[start]
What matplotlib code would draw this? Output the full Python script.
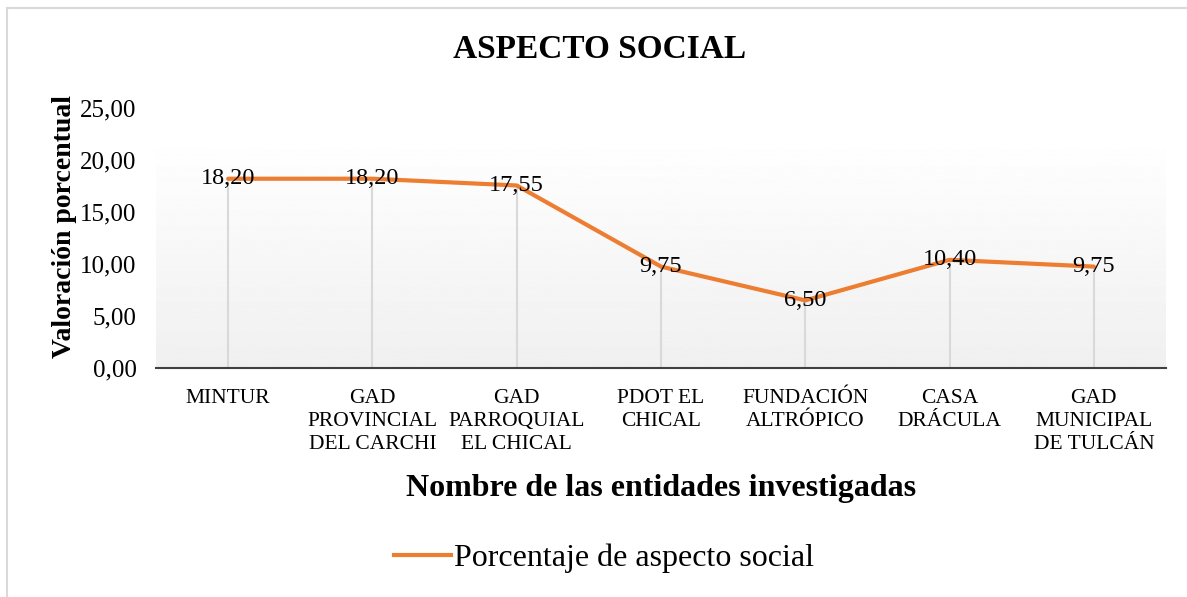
import numpy as np
import matplotlib
matplotlib.use("Agg")
import matplotlib.pyplot as plt
from matplotlib.lines import Line2D

categorias = ["MINTUR", "GAD\nPROVINCIAL\nDEL CARCHI", "GAD\nPARROQUIAL\nEL CHICAL",
              "PDOT EL\nCHICAL", "FUNDACIÓN\nALTRÓPICO", "CASA\nDRÁCULA",
              "GAD\nMUNICIPAL\nDE TULCÁN"]
valores = [18.20, 18.20, 17.55, 9.75, 6.50, 10.40, 9.75]
etiquetas = ["18,20", "18,20", "17,55", "9,75", "6,50", "10,40", "9,75"]
yticks = [0, 5, 10, 15, 20, 25]
yticklabels = ["0,00", "5,00", "10,00", "15,00", "20,00", "25,00"]

plt.rcParams['font.family'] = ['Liberation Serif', 'DejaVu Serif']

W, H = 1187, 597
fig = plt.figure(figsize=(W / 100, H / 100), dpi=100)
ax = fig.add_axes([156 / W, 1 - 368 / H, (1166 - 156) / W, (368 - 108) / H])

x = np.arange(len(categorias))
ax.set_xlim(-0.5, len(categorias) - 0.5)
ax.set_ylim(0, 25)

# fondo degradado del area de trazado
grad = np.linspace(0.94, 1.0, 256).reshape(-1, 1)
ax.imshow(grad, extent=[0, 1, 0, 0.9], transform=ax.transAxes, cmap="gray",
          vmin=0, vmax=1, aspect="auto", origin="lower", zorder=0)

ax.vlines(x, 0, valores, color="#d9d9d9", lw=1.5, zorder=1)
ax.plot(x, valores, color="#ED7D31", lw=3, solid_capstyle="round", zorder=2)
for xi, v, t in zip(x, valores, etiquetas):
    ax.text(xi, v, t, ha="center", va="center", fontsize=17.5, zorder=3)

ax.set_xticks(x)
ax.set_xticklabels(categorias, fontsize=15.5, linespacing=1.3)
ax.set_yticks(yticks)
ax.set_yticklabels(yticklabels, fontsize=18)
ax.tick_params(axis="x", length=0, pad=15)
ax.tick_params(axis="y", length=0, pad=14)
for s in ["top", "right", "left"]:
    ax.spines[s].set_visible(False)
ax.spines["bottom"].set_color("#404040")
ax.spines["bottom"].set_linewidth(1.5)

ax.set_ylabel("Valoración porcentual", fontsize=20, fontweight="bold", labelpad=2)
ax.yaxis.label.set_y(0.546)
ax.set_xlabel("Nombre de las entidades investigadas", fontsize=23,
              fontweight="bold", labelpad=14)
fig.text(600 / W, 1 - 49 / H, "ASPECTO SOCIAL", ha="center", va="center",
         fontsize=24, fontweight="bold")

handle = Line2D([], [], color="#ED7D31", lw=3)
fig.legend([handle], ["Porcentaje de aspecto social"], loc="center",
           bbox_to_anchor=(604 / W, 1 - 558 / H), frameon=False, fontsize=23,
           handlelength=1.8, handletextpad=0.1)

# marco exterior
fig.add_artist(Line2D([7 / W, 7 / W], [0, 1 - 8 / H], color="#d9d9d9", lw=1.5))
fig.add_artist(Line2D([7 / W, 1], [1 - 8 / H, 1 - 8 / H], color="#d9d9d9", lw=1.5))

fig.savefig("out.png", dpi=100)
[end]
Starting at the first line of the material, output exactly the lines up to and including the one with "plt.rcParams['font.family'] = ['Liberation". Do not include the pictures.

What matplotlib code would draw this? Output the full Python script.
import numpy as np
import matplotlib
matplotlib.use("Agg")
import matplotlib.pyplot as plt
from matplotlib.lines import Line2D

categorias = ["MINTUR", "GAD\nPROVINCIAL\nDEL CARCHI", "GAD\nPARROQUIAL\nEL CHICAL",
              "PDOT EL\nCHICAL", "FUNDACIÓN\nALTRÓPICO", "CASA\nDRÁCULA",
              "GAD\nMUNICIPAL\nDE TULCÁN"]
valores = [18.20, 18.20, 17.55, 9.75, 6.50, 10.40, 9.75]
etiquetas = ["18,20", "18,20", "17,55", "9,75", "6,50", "10,40", "9,75"]
yticks = [0, 5, 10, 15, 20, 25]
yticklabels = ["0,00", "5,00", "10,00", "15,00", "20,00", "25,00"]

plt.rcParams['font.family'] = ['Liberation Serif', 'DejaVu Serif']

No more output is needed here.